Find if it exists the limit : $$\lim_{(x,y)\to(0,0)}\frac{x^4y^4}{(x^2+y^4)^3}$$
I've tried the following :
1st attempt : Using polar coordinates:
Set $x= r\cos\theta$ and $y=r\sin\theta$
$$\frac{x^4y^4}{(x^2+y^4)^3}=\frac{r^8\cos^4\theta \sin^4\theta}{(r^2\cos^2\theta+r^4\sin^4\theta)^3}=\frac{r^2\cos^4\theta\sin^4\theta}{(\cos^2\theta+r^2\sin^4\theta)^3}$$
$$\lim_{r\to0}\frac{r^2\cos^4\theta\sin^4\theta}{(\cos^2\theta+r^2\sin^4\theta)^3}=\frac{0}{\cos^6\theta}$$
Now the limit mentioned above would be equal to zero if and only if the denominator is different than zero.
Hence we need to calculate the limit in the case where $\theta = \frac{\pi}{2}+k\pi$ and compare it with the precalculated limit. However I was not able to get rid of the indeterminate form.
2nd attempt : Choosing a specific path $y = ax$.
$$\frac{x^4y^4}{(x^2+y^4)^3}=\frac{a^4x^2}{(1+a^4x^2)^3}$$
$$\lim_{x\to0}\frac{a^4x^2}{(1+a^4x^2)^3}=0.$$No conclusion about the limit.
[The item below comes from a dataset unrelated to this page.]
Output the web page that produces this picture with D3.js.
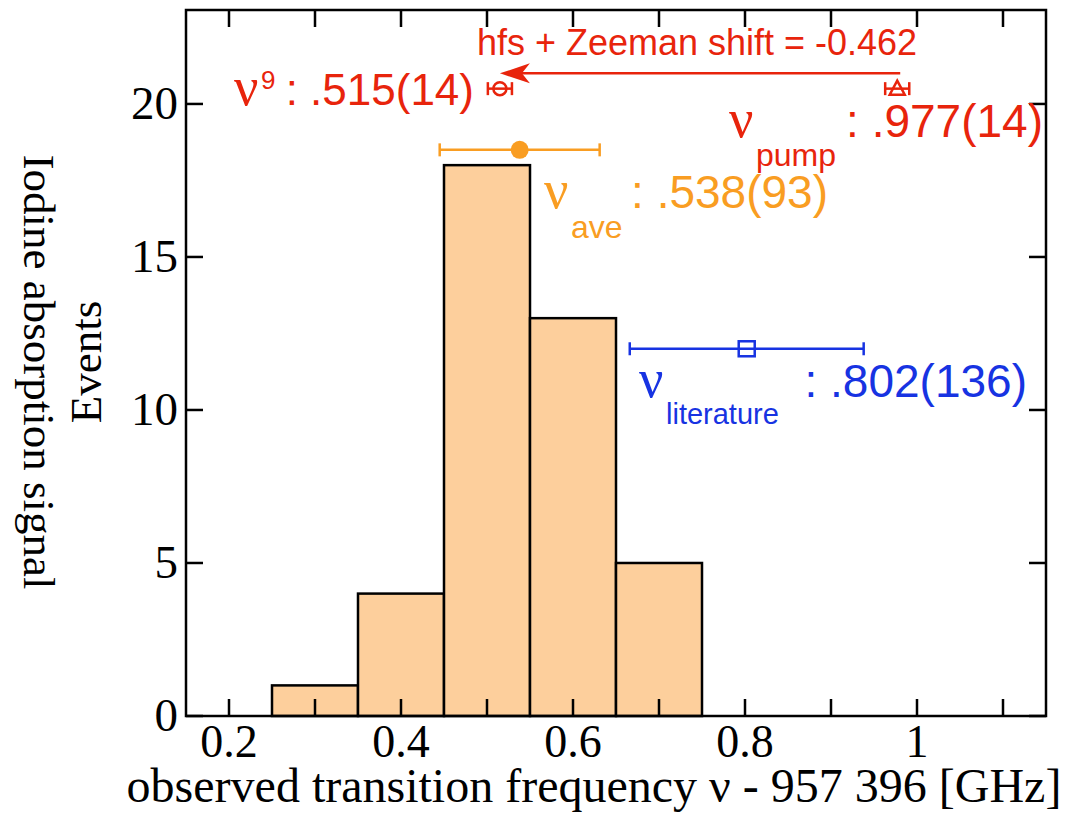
<!DOCTYPE html>
<html>
<head>
<meta charset="utf-8">
<script src="https://cdn.jsdelivr.net/npm/d3@7"></script>
<style>
  body { margin: 0; background: #fff; }
  svg text { font-family: "Liberation Sans", Arial, sans-serif; }
  .serif { font-family: "Liberation Serif", "Times New Roman", serif !important; }
</style>
</head>
<body>
<svg id="chart" width="1072" height="816"></svg>
<script>
// histogram of observed frequencies
var binEdges = [0.25, 0.35, 0.45, 0.55, 0.65, 0.75]
var counts = [1, 4, 18, 13, 5]

// reference points (value, error, drawn height)
var pointNames = ["nu9", "pump", "ave", "literature"]
var pointX = [0.515, 0.977, 0.538, 0.802]
var pointErr = [0.014, 0.014, 0.093, 0.136]
var pointY = [20.5, 20.5, 18.5, 12]

var xTicks = [0.2, 0.3, 0.4, 0.5, 0.6, 0.7, 0.8, 0.9, 1.0, 1.1]
var xTickLabels = ["0.2", "0.4", "0.6", "0.8", "1"]
var xLabelValues = [0.2, 0.4, 0.6, 0.8, 1.0]
var yTicks = [0, 5, 10, 15, 20]

var shiftFrom = 0.977, shiftTo = 0.515, shiftY = 21

var red = "#e8240c", orange = "#f99d22", blue = "#1733e2"

var svg = d3.select("#chart")
// plot box (note: "top" is reserved on window, so use m*)
var mLeft = 186, mRight = 1046, mTop = 10, mBottom = 716

var x = d3.scaleLinear().domain([0.15, 1.15]).range([mLeft, mRight])
var y = d3.scaleLinear().domain([0, 23.07]).range([mBottom, mTop])

// bars
var bins = counts.map(function(c, i) { return {x0: binEdges[i], x1: binEdges[i+1], n: c} })
svg.selectAll("rect.bar")
    .data(bins).enter()
    .append("rect")
        .attr("class", "bar")
        .attr("x", function(d){ return x(d.x0) })
        .attr("y", function(d){ return y(d.n) })
        .attr("width", function(d){ return x(d.x1) - x(d.x0) })
        .attr("height", function(d){ return y(0) - y(d.n) })
        .style("fill", "#fdcf9c")
        .style("stroke", "#000")
        .style("stroke-width", 2.5)

// frame
svg.append("rect")
    .attr("x", mLeft).attr("y", mTop)
    .attr("width", mRight - mLeft).attr("height", mBottom - mTop)
    .style("fill", "none").style("stroke", "#000").style("stroke-width", 2.5)

var tickLen = 17
// x ticks bottom + top (inward)
xTicks.forEach(function(t) {
    svg.append("line").attr("x1", x(t)).attr("x2", x(t)).attr("y1", mBottom).attr("y2", mBottom - tickLen)
        .style("stroke", "#000").style("stroke-width", 2.5)
    svg.append("line").attr("x1", x(t)).attr("x2", x(t)).attr("y1", mTop).attr("y2", mTop + tickLen)
        .style("stroke", "#000").style("stroke-width", 2.5)
})
yTicks.forEach(function(t) {
    svg.append("line").attr("x1", mLeft).attr("x2", mLeft + tickLen).attr("y1", y(t)).attr("y2", y(t))
        .style("stroke", "#000").style("stroke-width", 2.5)
    svg.append("line").attr("x1", mRight).attr("x2", mRight - tickLen).attr("y1", y(t)).attr("y2", y(t))
        .style("stroke", "#000").style("stroke-width", 2.5)
})

svg.selectAll("text.xt")
    .data(xLabelValues).enter()
    .append("text")
        .attr("class", "serif")
        .attr("x", function(d){ return x(d) })
        .attr("y", 757)
        .attr("text-anchor", "middle")
        .style("font-size", "46px")
        .text(function(d, i){ return xTickLabels[i] })

svg.selectAll("text.yt")
    .data(yTicks).enter()
    .append("text")
        .attr("class", "serif")
        .attr("x", 178)
        .attr("y", function(d){ return y(d) + 15 })
        .attr("text-anchor", "end")
        .style("font-size", "47px")
        .text(function(d){ return d })

// axis titles
svg.append("text").attr("class", "serif")
    .attr("x", 594).attr("y", 802).attr("text-anchor", "middle")
    .style("font-size", "48px")
    .text("observed transition frequency \u03bd - 957 396 [GHz]")

svg.append("text").attr("class", "serif")
    .attr("transform", "translate(101,362) rotate(-90)")
    .attr("text-anchor", "middle")
    .style("font-size", "45px")
    .text("Events")

svg.append("text").attr("class", "serif")
    .attr("transform", "translate(24,372) rotate(90)")
    .attr("text-anchor", "middle")
    .style("font-size", "45px")
    .text("Iodine absorption signal")

// error bars
function errBar(i, color, capH) {
    var cy = y(pointY[i])
    var x0 = x(pointX[i] - pointErr[i]), x1 = x(pointX[i] + pointErr[i])
    svg.append("line").attr("x1", x0).attr("x2", x1).attr("y1", cy).attr("y2", cy)
        .style("stroke", color).style("stroke-width", 2.5)
    ;[x0, x1].forEach(function(cx) {
        svg.append("line").attr("x1", cx).attr("x2", cx).attr("y1", cy - capH/2).attr("y2", cy + capH/2)
            .style("stroke", color).style("stroke-width", 2.5)
    })
}

errBar(0, red, 13)
svg.append("circle").attr("cx", x(pointX[0])).attr("cy", y(pointY[0])).attr("r", 6.5)
    .style("fill", "none").style("stroke", red).style("stroke-width", 2.5)

errBar(1, red, 13)
var tx = x(pointX[1]), ty = y(pointY[1])
svg.append("path")
    .attr("d", "M" + tx + "," + (ty - 8) + "L" + (tx + 7.5) + "," + (ty + 6) + "L" + (tx - 7.5) + "," + (ty + 6) + "Z")
    .style("fill", "none").style("stroke", red).style("stroke-width", 2.5)

errBar(2, orange, 13)
svg.append("circle").attr("cx", x(pointX[2])).attr("cy", y(pointY[2])).attr("r", 9)
    .style("fill", orange)

errBar(3, blue, 13)
svg.append("rect").attr("x", x(pointX[3]) - 8).attr("y", y(pointY[3]) - 7.5)
    .attr("width", 16).attr("height", 15)
    .style("fill", "none").style("stroke", blue).style("stroke-width", 2.5)

// shift arrow
var ay = y(shiftY), ax0 = x(shiftFrom) + 3, ax1 = x(shiftTo)
svg.append("line").attr("x1", ax0).attr("x2", ax1 + 20).attr("y1", ay).attr("y2", ay)
    .style("stroke", red).style("stroke-width", 2.5)
svg.append("path")
    .attr("d", "M" + ax1 + "," + ay + "L" + (ax1 + 30) + "," + (ay - 10) + "L" + (ax1 + 22) + "," + ay +
              "L" + (ax1 + 30) + "," + (ay + 10) + "Z")
    .style("fill", red)
svg.append("text").attr("x", 697).attr("y", 55).attr("text-anchor", "middle")
    .style("font-size", "36px").style("fill", red)
    .text("hfs + Zeeman shift = -0.462")

// value labels
function nuLabel(nx, base, sub, subDy, subSize, value, valueEnd, color, size, superscript) {
    svg.append("text").attr("class", "serif").attr("x", nx).attr("y", base)
        .style("font-size", "54px").style("fill", color).text("\u03bd")
    if (superscript) {
        svg.append("text").attr("x", nx + 27).attr("y", base - 16)
            .style("font-size", "26px").style("fill", color).text(sub)
    } else {
        svg.append("text").attr("x", nx + 27).attr("y", base + subDy)
            .style("font-size", subSize + "px").style("fill", color).text(sub)
    }
    svg.append("text").attr("x", valueEnd).attr("y", base).attr("text-anchor", "end")
        .style("font-size", size + "px").style("fill", color).text(value)
}

nuLabel(234, 105, "9", 0, 26, ": .515(14)", 474, red, 44, true)
nuLabel(729, 137, "pump", 29, 32, ": .977(14)", 1043, red, 46, false)
nuLabel(544, 208, "ave", 30, 32, ": .538(93)", 828, orange, 46, false)
nuLabel(639, 397, "literature", 27, 29, ": .802(136)", 1027, blue, 46, false)
</script>
</body>
</html>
If anyone could give me hints or point me in the right direction I would be grateful.
Thanks in advance.
Approaching along the path $x = y^2$ (motivated by trying to simplify $x^2 + y^4$, we have
$$\lim_{y \to 0} \frac{(y^2)^4 y^4}{((y^2)^2 + y^4)^3} = \lim_{y \to 0} \frac{y^{12}}{(2y^4)^3} = \frac 1 8 \ne 0.$$
Hence, the limit does not exist.
Alternative interpretation in polar coordinates: $\cos \theta \to 0$ in such a way that the denominator vanishes at the same order that the numerator does, and so the limit is non-zero.